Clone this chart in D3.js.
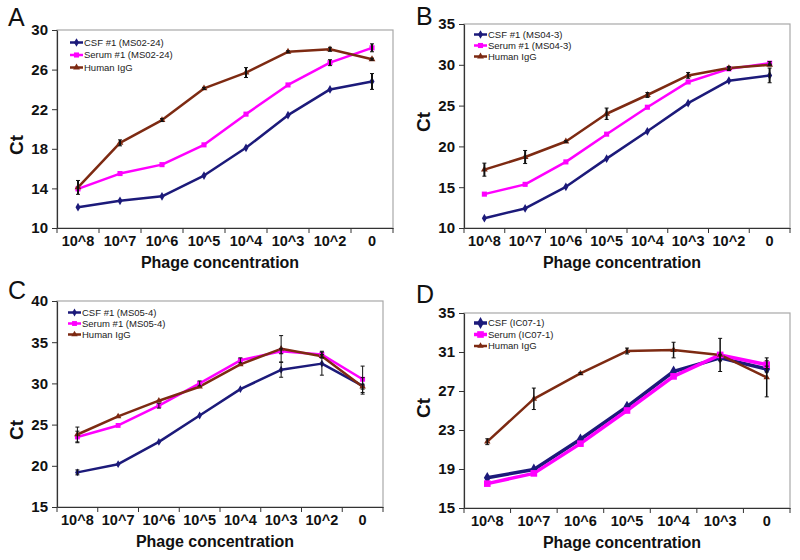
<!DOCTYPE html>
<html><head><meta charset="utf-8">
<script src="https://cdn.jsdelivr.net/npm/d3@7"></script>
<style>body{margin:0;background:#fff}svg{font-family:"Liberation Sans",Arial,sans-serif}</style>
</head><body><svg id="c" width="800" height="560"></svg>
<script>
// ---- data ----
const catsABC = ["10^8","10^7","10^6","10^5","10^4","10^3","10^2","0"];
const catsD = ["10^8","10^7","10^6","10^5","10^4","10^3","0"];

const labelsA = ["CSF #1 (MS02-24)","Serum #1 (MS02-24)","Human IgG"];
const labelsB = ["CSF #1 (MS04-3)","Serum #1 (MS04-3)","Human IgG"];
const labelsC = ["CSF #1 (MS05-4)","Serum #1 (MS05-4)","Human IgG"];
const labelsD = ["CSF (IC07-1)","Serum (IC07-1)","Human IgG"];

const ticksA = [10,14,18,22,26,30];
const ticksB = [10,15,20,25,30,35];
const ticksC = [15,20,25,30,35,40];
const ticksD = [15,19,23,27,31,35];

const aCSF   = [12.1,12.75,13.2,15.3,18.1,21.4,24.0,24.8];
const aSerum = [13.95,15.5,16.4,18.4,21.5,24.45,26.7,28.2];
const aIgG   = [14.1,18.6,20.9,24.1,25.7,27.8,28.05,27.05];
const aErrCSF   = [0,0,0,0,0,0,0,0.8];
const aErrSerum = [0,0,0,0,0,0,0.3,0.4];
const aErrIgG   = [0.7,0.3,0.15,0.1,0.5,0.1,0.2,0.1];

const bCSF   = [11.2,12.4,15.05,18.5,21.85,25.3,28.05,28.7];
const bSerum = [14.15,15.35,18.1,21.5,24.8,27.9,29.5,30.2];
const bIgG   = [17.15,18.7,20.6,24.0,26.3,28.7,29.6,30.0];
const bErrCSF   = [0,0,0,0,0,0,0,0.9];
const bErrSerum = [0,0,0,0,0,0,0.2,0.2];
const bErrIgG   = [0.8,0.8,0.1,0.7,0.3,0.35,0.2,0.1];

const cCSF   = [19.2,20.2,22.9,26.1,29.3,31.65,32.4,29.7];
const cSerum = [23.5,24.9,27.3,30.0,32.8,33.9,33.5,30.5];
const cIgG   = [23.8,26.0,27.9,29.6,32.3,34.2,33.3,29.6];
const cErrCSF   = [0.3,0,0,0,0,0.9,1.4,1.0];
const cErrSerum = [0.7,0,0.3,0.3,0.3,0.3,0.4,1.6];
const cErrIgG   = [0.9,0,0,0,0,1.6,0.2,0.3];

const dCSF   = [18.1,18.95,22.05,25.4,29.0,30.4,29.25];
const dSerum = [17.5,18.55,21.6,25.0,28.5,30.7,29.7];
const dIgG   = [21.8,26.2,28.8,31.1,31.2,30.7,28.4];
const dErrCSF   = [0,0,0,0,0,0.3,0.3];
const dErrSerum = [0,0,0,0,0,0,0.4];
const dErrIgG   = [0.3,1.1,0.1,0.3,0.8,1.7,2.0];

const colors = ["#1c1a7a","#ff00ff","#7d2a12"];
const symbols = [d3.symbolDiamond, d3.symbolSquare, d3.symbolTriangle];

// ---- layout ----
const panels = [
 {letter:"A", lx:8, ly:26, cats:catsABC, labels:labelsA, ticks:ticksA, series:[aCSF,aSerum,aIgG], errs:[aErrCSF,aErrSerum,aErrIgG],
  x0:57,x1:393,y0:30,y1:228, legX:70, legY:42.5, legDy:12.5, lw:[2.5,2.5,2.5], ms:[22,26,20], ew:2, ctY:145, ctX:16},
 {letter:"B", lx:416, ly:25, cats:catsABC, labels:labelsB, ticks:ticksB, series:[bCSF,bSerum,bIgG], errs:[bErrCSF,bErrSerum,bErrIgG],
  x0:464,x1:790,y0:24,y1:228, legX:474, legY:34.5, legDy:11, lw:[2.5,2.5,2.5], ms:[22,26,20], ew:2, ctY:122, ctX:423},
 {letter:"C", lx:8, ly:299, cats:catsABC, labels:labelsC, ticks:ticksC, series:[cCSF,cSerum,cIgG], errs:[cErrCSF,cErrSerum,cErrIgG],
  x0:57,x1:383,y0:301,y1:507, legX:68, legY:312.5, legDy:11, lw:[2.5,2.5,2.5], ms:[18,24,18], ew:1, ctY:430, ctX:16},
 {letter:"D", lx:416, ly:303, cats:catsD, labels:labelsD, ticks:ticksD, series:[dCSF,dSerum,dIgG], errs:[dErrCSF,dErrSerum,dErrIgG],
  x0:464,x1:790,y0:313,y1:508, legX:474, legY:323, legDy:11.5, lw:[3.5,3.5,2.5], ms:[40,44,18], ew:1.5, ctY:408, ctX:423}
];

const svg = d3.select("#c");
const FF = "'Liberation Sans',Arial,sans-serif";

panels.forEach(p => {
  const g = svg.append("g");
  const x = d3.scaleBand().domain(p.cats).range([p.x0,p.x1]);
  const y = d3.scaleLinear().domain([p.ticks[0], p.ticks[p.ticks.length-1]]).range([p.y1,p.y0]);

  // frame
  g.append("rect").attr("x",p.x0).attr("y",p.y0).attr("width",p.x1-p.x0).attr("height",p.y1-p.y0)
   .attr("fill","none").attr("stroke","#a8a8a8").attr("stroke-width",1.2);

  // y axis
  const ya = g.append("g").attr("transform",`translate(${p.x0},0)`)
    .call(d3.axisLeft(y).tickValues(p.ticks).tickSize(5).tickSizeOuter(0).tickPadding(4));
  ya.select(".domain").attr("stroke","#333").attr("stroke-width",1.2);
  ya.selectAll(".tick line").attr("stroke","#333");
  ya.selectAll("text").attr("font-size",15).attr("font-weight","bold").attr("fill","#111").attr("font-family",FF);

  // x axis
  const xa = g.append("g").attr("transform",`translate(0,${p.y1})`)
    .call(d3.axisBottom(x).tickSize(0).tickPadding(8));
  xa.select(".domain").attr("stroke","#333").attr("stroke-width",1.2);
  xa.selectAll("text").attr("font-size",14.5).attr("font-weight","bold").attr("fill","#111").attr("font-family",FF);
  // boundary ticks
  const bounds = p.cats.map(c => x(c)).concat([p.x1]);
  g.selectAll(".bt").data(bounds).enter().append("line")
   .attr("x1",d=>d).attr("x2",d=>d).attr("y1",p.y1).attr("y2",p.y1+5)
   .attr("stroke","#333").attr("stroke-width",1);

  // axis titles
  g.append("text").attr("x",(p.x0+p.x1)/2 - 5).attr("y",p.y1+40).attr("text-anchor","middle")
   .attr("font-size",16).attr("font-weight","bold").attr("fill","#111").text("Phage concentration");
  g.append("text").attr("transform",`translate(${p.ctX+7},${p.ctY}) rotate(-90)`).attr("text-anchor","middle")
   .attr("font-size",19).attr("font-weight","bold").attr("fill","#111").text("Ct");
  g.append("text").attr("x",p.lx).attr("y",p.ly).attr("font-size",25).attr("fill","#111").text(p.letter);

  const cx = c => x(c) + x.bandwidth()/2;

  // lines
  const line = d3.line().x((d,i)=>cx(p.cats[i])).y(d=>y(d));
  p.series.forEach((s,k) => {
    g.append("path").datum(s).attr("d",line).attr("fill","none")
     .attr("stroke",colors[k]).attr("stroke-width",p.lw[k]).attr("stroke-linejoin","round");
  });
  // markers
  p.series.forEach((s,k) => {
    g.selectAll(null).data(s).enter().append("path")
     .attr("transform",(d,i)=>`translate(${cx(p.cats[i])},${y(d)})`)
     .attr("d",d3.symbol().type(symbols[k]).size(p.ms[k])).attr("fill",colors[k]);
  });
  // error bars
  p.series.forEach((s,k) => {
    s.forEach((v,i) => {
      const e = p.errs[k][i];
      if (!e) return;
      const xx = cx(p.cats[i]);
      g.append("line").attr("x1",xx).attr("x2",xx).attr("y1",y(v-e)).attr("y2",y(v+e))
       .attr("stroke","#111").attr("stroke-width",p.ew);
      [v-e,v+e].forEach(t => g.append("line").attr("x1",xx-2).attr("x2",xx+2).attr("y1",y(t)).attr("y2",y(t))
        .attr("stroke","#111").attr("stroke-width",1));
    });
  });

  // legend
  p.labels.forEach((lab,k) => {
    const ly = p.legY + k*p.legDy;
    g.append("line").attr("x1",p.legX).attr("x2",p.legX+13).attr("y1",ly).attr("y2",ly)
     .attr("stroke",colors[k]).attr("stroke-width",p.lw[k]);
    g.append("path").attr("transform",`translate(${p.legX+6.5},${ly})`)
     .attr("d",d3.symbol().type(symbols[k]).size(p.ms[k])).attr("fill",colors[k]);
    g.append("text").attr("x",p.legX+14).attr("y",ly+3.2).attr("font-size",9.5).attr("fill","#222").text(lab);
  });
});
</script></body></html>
----
-- EXERCISE GOAL --
Write out, word for word, the lines from the start of the data through the one holding "const ticksD = [15,19,23,27,31,35];". Omit pictures.

-- OUTPUT BELOW --
Clone this chart in D3.js.
<!DOCTYPE html>
<html><head><meta charset="utf-8">
<script src="https://cdn.jsdelivr.net/npm/d3@7"></script>
<style>body{margin:0;background:#fff}svg{font-family:"Liberation Sans",Arial,sans-serif}</style>
</head><body><svg id="c" width="800" height="560"></svg>
<script>
// ---- data ----
const catsABC = ["10^8","10^7","10^6","10^5","10^4","10^3","10^2","0"];
const catsD = ["10^8","10^7","10^6","10^5","10^4","10^3","0"];

const labelsA = ["CSF #1 (MS02-24)","Serum #1 (MS02-24)","Human IgG"];
const labelsB = ["CSF #1 (MS04-3)","Serum #1 (MS04-3)","Human IgG"];
const labelsC = ["CSF #1 (MS05-4)","Serum #1 (MS05-4)","Human IgG"];
const labelsD = ["CSF (IC07-1)","Serum (IC07-1)","Human IgG"];

const ticksA = [10,14,18,22,26,30];
const ticksB = [10,15,20,25,30,35];
const ticksC = [15,20,25,30,35,40];
const ticksD = [15,19,23,27,31,35];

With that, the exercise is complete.